Here is one you may have received in your email. It says that a friend of a friend is a teacher at a college and is concerned that non-citizens are being given grants from the government to attend college. Specifically Pell Grants which are Federal Funds that do not have to be paid back by the student.

A quick call to the Federal Aid hotline at 1-800-4-FED-AID informs us that a student must have a social security number to apply for the Free Application for Federal Student Aid. The FAFSA must be filled out in order to apply for any Pell Grant. The one catch here is that any student with a fake social security number could possibly apply for the FAFSA. But for the record, this email is a hoax.

This next myth comes to us from the pumps at the gas station. The signs warn customers not to pump gas while talking on their cell-phones or using any electronic device. The basis for this myth is that static electricity can be built up while talking on the phone and ignite the gas vapors. Station attendants say that they have never seen or heard of this actually happening but say that more fires are caused from people filling portable gas cans in the back of their vehicles and trucks.

While we at 11 News couldn't prove this one ourselves, at trip to the Discovery Channel's Myth Busters website tells us that they tried to prove the myth and failed. So for the record we are calling this one false.
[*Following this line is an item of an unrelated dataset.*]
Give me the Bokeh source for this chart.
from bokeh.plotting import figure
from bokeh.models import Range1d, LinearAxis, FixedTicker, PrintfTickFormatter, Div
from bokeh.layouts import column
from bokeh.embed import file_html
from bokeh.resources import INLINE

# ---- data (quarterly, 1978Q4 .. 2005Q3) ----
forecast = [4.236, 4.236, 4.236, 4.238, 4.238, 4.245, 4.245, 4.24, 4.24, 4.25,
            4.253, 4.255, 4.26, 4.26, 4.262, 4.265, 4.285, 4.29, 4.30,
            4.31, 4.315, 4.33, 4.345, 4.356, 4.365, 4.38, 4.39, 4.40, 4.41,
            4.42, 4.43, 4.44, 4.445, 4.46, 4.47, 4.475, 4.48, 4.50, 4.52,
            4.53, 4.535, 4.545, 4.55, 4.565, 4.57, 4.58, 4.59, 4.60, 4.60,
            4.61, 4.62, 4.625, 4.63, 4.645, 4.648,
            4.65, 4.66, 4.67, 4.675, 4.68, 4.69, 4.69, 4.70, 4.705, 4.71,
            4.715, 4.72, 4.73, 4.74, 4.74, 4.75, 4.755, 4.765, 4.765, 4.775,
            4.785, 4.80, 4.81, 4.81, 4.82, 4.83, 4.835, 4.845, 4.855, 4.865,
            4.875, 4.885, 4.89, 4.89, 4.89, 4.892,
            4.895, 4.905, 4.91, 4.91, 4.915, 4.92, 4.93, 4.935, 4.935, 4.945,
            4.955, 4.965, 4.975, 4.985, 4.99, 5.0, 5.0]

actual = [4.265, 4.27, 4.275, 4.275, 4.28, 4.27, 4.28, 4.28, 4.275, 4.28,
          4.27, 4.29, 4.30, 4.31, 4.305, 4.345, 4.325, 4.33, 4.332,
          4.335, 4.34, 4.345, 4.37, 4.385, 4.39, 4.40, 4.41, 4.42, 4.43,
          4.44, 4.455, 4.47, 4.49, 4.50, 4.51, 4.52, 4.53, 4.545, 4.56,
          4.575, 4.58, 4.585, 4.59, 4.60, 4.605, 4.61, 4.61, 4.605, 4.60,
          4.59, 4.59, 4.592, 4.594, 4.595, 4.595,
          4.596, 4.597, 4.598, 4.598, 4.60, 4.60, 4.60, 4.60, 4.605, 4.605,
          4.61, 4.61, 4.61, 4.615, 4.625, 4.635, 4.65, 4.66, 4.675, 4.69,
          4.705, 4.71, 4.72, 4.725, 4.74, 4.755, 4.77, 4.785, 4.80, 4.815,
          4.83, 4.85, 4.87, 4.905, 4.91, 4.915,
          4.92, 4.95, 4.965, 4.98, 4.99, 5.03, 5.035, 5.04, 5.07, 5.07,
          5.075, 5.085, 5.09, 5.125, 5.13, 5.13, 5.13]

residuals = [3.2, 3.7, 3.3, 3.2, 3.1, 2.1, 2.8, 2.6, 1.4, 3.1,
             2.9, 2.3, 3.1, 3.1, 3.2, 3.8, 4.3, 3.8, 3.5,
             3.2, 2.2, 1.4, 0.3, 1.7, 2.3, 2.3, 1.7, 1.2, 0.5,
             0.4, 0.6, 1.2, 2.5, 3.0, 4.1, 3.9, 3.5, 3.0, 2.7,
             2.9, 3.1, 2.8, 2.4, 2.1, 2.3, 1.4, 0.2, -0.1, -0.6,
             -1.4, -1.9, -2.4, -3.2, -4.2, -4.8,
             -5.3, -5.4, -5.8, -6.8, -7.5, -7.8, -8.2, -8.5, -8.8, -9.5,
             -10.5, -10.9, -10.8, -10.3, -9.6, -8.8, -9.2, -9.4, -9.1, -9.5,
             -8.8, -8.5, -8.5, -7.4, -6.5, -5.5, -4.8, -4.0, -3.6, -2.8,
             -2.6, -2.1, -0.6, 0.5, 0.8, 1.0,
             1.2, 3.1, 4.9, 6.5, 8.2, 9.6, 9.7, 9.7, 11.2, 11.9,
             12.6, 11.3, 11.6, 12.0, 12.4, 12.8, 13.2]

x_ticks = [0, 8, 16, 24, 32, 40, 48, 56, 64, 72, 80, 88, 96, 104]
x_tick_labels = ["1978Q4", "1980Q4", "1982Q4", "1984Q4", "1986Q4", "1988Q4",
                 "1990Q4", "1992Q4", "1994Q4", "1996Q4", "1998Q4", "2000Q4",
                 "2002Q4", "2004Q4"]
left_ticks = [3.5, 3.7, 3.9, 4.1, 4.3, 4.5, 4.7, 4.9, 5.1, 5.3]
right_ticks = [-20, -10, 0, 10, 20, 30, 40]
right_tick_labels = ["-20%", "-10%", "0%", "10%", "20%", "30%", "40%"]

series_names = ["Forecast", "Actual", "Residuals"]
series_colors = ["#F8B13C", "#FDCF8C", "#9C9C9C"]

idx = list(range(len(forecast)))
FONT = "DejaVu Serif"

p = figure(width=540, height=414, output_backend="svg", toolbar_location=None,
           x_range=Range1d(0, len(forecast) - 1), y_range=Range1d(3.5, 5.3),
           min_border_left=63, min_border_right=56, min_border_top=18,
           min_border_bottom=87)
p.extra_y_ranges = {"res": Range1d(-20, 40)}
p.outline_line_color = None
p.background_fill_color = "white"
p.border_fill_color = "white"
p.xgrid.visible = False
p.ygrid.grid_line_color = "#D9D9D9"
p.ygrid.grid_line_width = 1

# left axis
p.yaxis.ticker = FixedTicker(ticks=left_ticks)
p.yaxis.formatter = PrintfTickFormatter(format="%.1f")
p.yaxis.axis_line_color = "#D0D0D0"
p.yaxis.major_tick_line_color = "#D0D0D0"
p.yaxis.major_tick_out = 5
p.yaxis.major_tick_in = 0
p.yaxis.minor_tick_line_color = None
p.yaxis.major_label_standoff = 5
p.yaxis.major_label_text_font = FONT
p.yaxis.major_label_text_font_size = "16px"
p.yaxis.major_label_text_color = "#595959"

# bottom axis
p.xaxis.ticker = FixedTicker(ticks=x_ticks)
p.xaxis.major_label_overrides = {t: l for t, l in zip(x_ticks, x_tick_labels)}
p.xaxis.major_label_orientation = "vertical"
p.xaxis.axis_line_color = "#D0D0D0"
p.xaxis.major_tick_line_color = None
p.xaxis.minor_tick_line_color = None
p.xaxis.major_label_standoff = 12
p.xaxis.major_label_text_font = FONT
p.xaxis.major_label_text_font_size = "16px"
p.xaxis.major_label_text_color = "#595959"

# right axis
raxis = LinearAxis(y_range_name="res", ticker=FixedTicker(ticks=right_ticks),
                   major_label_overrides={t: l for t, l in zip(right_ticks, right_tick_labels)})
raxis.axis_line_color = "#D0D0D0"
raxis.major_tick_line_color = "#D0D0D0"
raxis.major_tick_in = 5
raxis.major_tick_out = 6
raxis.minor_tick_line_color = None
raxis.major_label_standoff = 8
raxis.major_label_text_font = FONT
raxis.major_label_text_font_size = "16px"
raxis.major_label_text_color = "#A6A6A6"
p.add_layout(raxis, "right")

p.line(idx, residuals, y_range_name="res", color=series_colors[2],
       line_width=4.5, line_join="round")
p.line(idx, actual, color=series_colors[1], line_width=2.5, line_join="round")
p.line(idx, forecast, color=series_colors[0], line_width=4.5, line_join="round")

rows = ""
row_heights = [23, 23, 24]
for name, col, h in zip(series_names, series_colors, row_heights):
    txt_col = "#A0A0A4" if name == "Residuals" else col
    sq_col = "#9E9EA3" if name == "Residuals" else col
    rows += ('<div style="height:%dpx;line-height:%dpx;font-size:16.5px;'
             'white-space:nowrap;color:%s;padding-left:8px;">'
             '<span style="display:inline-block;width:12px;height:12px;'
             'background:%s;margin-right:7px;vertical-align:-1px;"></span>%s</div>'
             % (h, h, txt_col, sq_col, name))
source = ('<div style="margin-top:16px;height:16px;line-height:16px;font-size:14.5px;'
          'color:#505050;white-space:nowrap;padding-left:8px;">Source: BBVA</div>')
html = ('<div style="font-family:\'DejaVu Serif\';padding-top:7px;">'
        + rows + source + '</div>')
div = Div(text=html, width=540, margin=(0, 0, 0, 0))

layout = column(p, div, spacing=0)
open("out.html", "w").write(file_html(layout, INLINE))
The last myth we tried to prove was that a penny in the mouth will keep someone that had too many beers from blowing over the limit, and possibly reduce the reading to .000 on a Portable Breathalyzer Test. For this one we asked for help from the Mesa County Sheriff's Office.
After two beers, this reporter took a PBT (Portable Breathalyzer Test) and with no pennies in my mouth blew a .032. Then I placed two pennies in my mouth and held them there for a couple of minutes.
Corporal Roberts then administered the second PBT and the results were .025. Roberts said the results would vary with time and my metabolism rate. He said the results didn't show enough of a change to prove this one correct. So we concluded this myth is false.